What is the right to repair?
Under the Housing (Scotland) Act 2001, Scottish secure tenants and short Scottish secure tenants have the right to have small, urgent repairs carried out within a given timescale. This is called the Right to Repair scheme.
What repairs come under the Right to Repair Scheme?
The scheme covers certain repairs up to the value of £350. These repairs are known as 'qualifying' repairs. They include:
· unsafe power or lighting sockets or electrical fittings;
· loss or part loss of electric power;
· loss or part loss of gas supply;
· a blocked flue to an open fire or boiler;
· external windows, doors or locks which are not secure;
· loss or part loss of space or water heating if no alternative heating is available;
· toilets which do not flush (if there is no other toilet in the house);
· blocked or leaking foul drains, soil stacks or toilet pans (if there is no other toilet in the house);
· a blocked sink, bath or basin;
· loss or part loss of water supply;
· significant leaking or flooding from a water or heating pipe, tank or cistern;
· unsafe rotten timber flooring or stair treads;
· unsafe access to a path or step;
· loose or detached bannisters or handrails; and
· a broken mechanical extractor fan in a kitchen or bathroom which has no external window or door.
Our staff will be able to tell you if a repair is covered under the Right to Repair scheme and the timescale within which we aim to complete them.
Currently the Association’s normal completion times for repairs would mean that a qualifying repair would be carried out sooner than timescales stipulated by legislation.
The Association’s timescales for urgent repairs are:
To remove source of direct hazard to life or property (e.g. fire/gas escapes). Where services are affected, these must be restored within 24 hours (excluding power cuts or fractured water mains in street)
Often depends on the time of year and property type. Where prompt action is needed to prevent deterioration to property or undue risk/inconvenience to the tenant.
3 working days
What happens when I report a repair?
When you report a repair, we will let you know whether it is a qualifying repair under the Right to Repair scheme. We may need to inspect your home to find out whether the repair is a qualifying repair or not.
If the repair does qualify under the scheme, we will:
· tell you the maximum time allowed to carry out the repair;
· explain your rights under the Right to Repair scheme;
· give you the name, address and phone number of the usual contractor for the repair reported and at least one other contractor.
What happens if the work is not done in time?

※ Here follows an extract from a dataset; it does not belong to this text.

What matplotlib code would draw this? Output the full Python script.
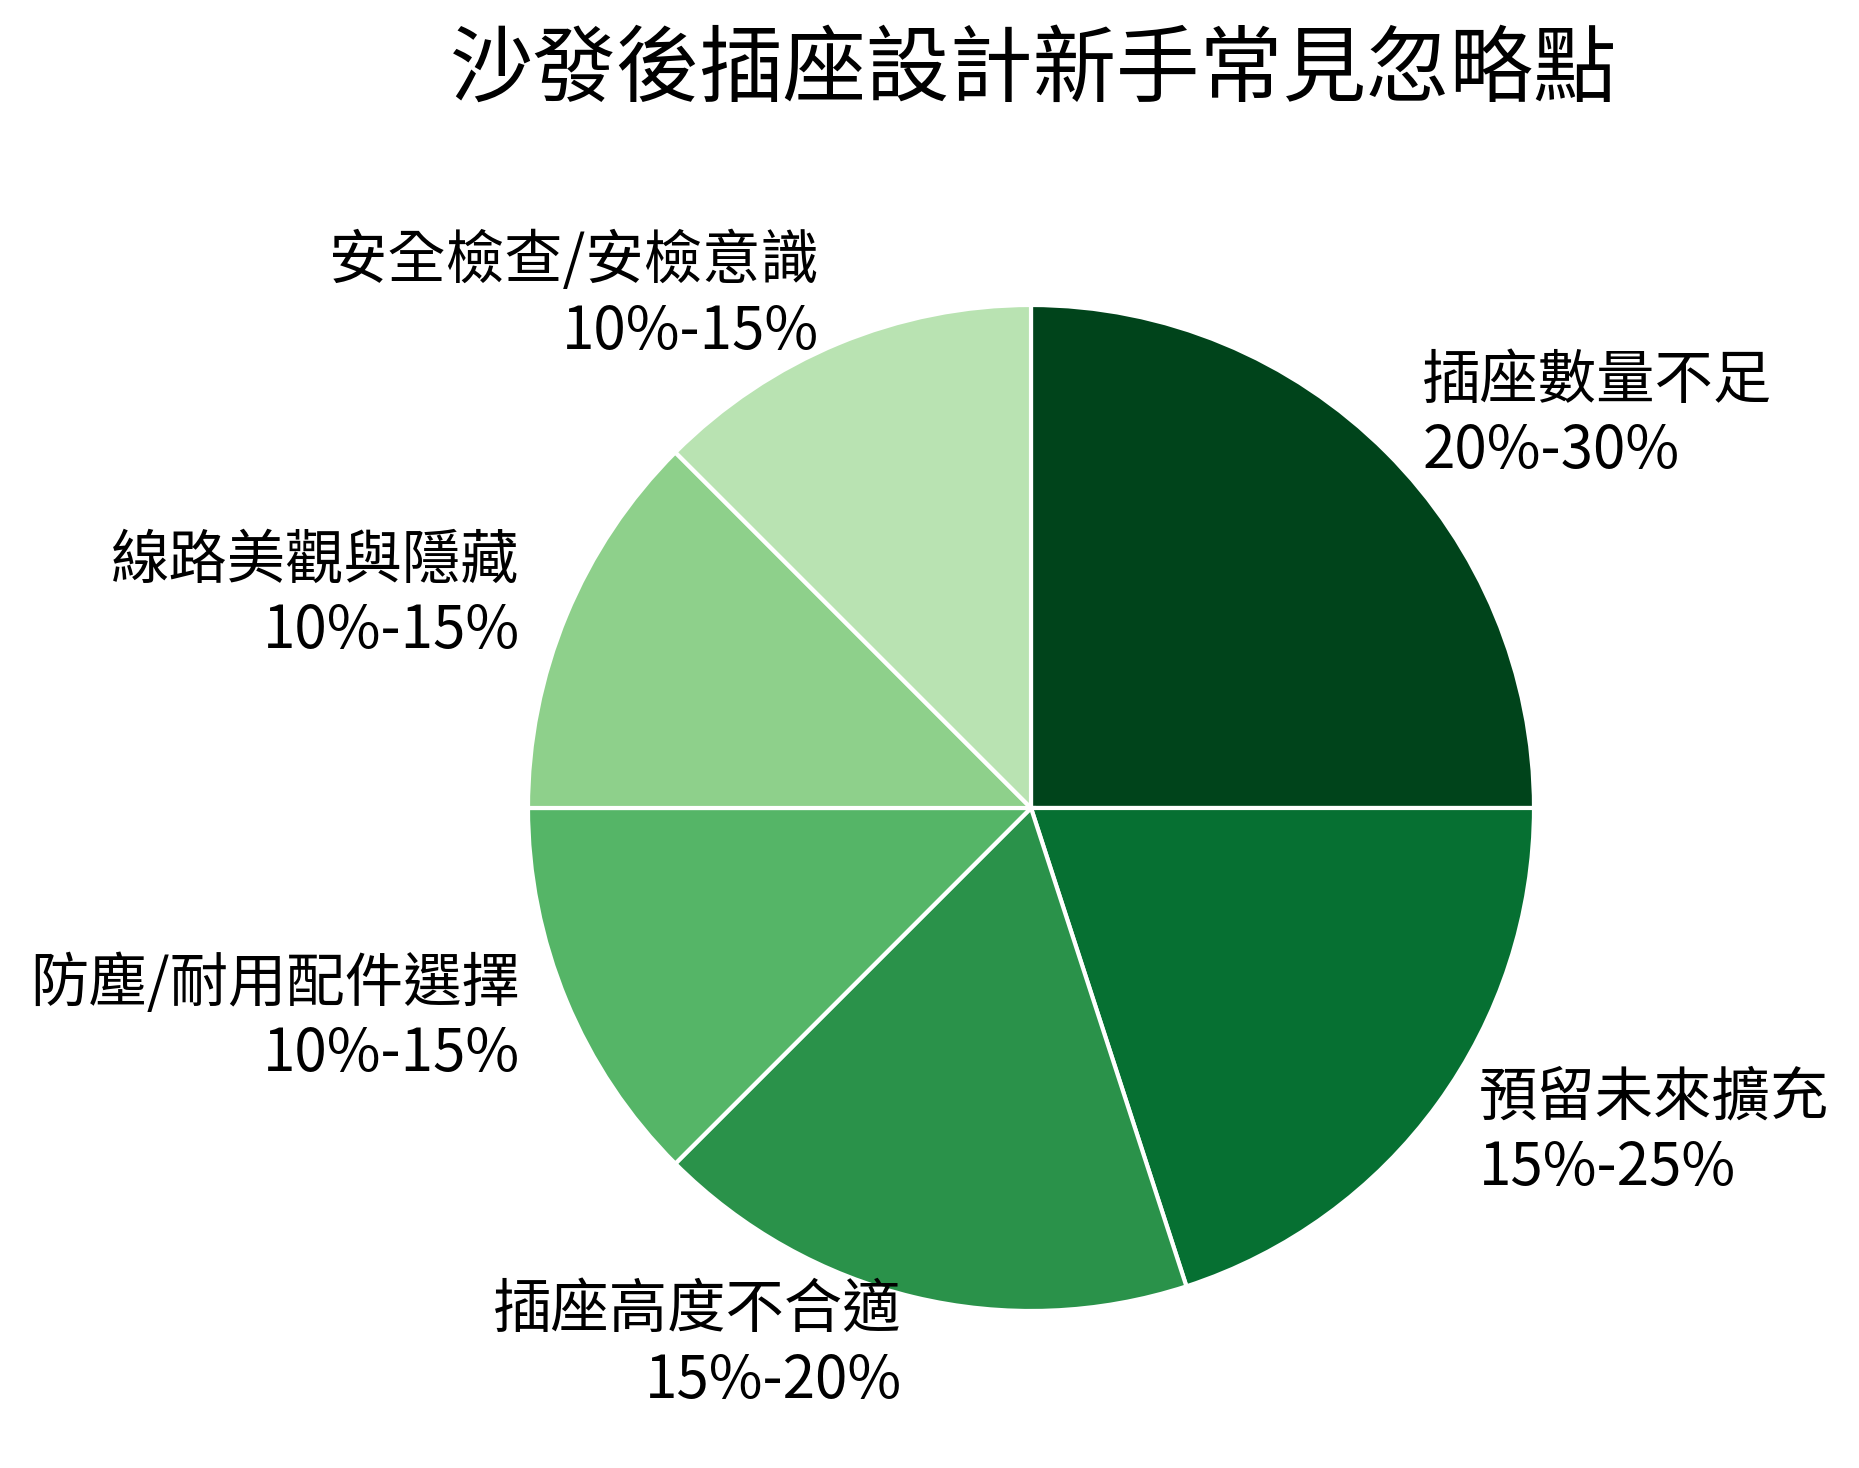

If the qualifying repair is not completed within the timescale provided, you have the right to instruct the second contractor to do the work. Before doing this, please contact us so we can check if there are any exceptional factors that mean the original contractor cannot get the work done. In this case the time limit may be extended.
How long does the second contractor have to complete the repair?
The second contractor has the same length of time to carry out the repair as the first contractor.
You may be eligible to compensation subject to a maximum amount of £100. Exceptions to this include repairs with a value greater than £350, where a part requires to be ordered before the repair can be completed or access has not been available for the contractor.